For more than half a century, BAE Systems has been designing, integrating and maintaining systems for the ADF. It employs approximately 6,000 people in urban, regional and remote locations across Australia.

Fragile to Agile Engagement
In 2010, BAE Systems was seeking to uplift its existing enterprise architecture (EA) practice, the aims of which are generally aligned with the reasons any organisation adopts EA as a discipline, being:
- Align business and IT design disciplines;
- Assist in IT Governance;
- Provide input to the budgeting and prioritisation process;
- Provide a more disciplined and structured way of assessing potential solutions;
- Assess how to deal with mergers and acquisitions;
- As the basis for a more systemic approach to business process management and service oriented architecture.
Consequently, Fragile to Agile was engaged to assess its overall enterprise architecture. Although BAE intended to garner all the above benefits, a primary focus of the investment in its EA practice was to maximise estimated synergies from the merger with Tenix Defence.
Identified as a key gap, the initial focus of the engagement was to deliver a Business Capability Model, the foundation artefact for enterprise architecture. Once this was completed, it was used to drive the necessary conversations with the executive on which solutions from the two merging partners needed to be retained to support specialisation and which business functions would transition to a single solution.

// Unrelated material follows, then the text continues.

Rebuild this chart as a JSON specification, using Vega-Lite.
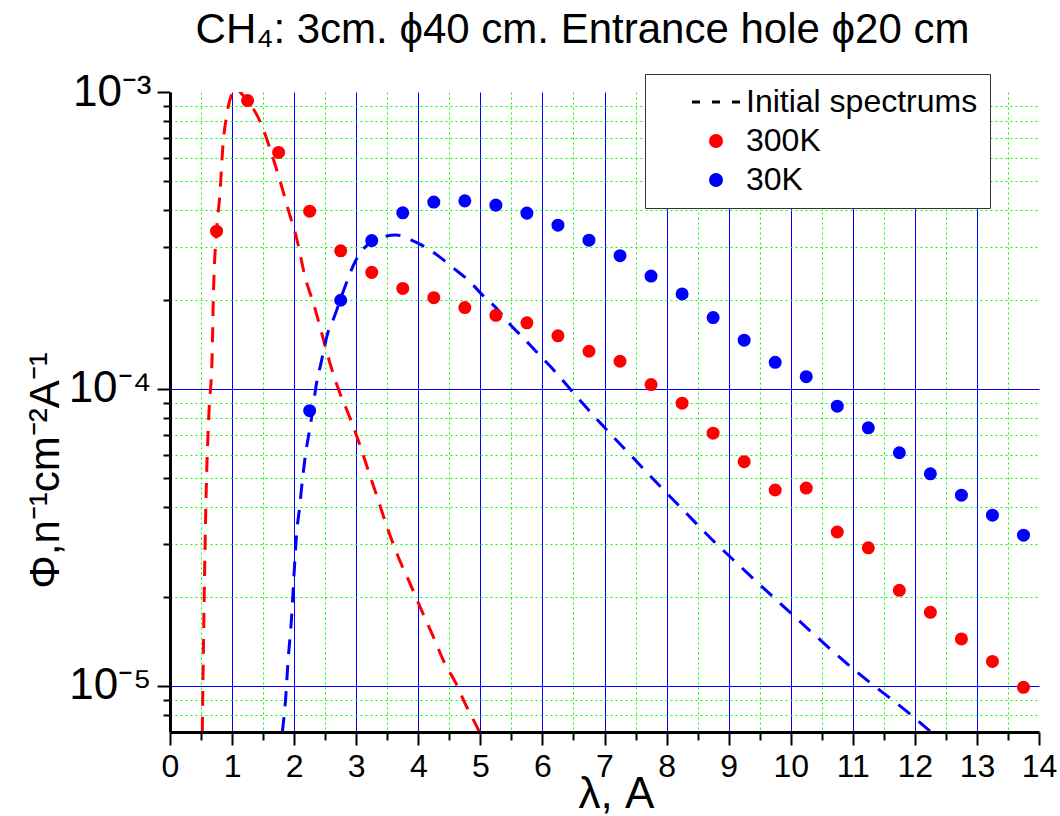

The Business Capability Model is now an integral part of BAE’s EA practice and has been recognised and used as an important design artefact within BAE globally. This is evidenced by the adoption of the Business Capability Model to drive global standardised reporting and data classification. It was subsequently used as the vehicle for executive level conversations about which capabilities should be standardised globally and which to allow independent processes and solutions. It has also been used at the next level of detail to drive the same decisions across the different divisions within BAE Systems Australia.
After the success of the 2010 engagement, Fragile to Agile was engaged in 2013 after an RFP process to perform a full end-to-end review of the ICT department and benchmarking it against its peers in BAE globally and similar external organisations. Whilst the exact outcome of this review is commercially sensitive, material cost saving opportunities were identified and have subsequently been realised.
Finally, we were engaged again in 2015 to assess the implementation of the 2013 systems rationalisation and ICT cost savings plan and to identify further savings opportunities to prepare BAE Systems for the anticipated “valley of death” revenue fall.
Our engagement with BAE Systems is ongoing with us performing periodic reviews of their EA and ICT functions and their continuous improvement cycles for these functions.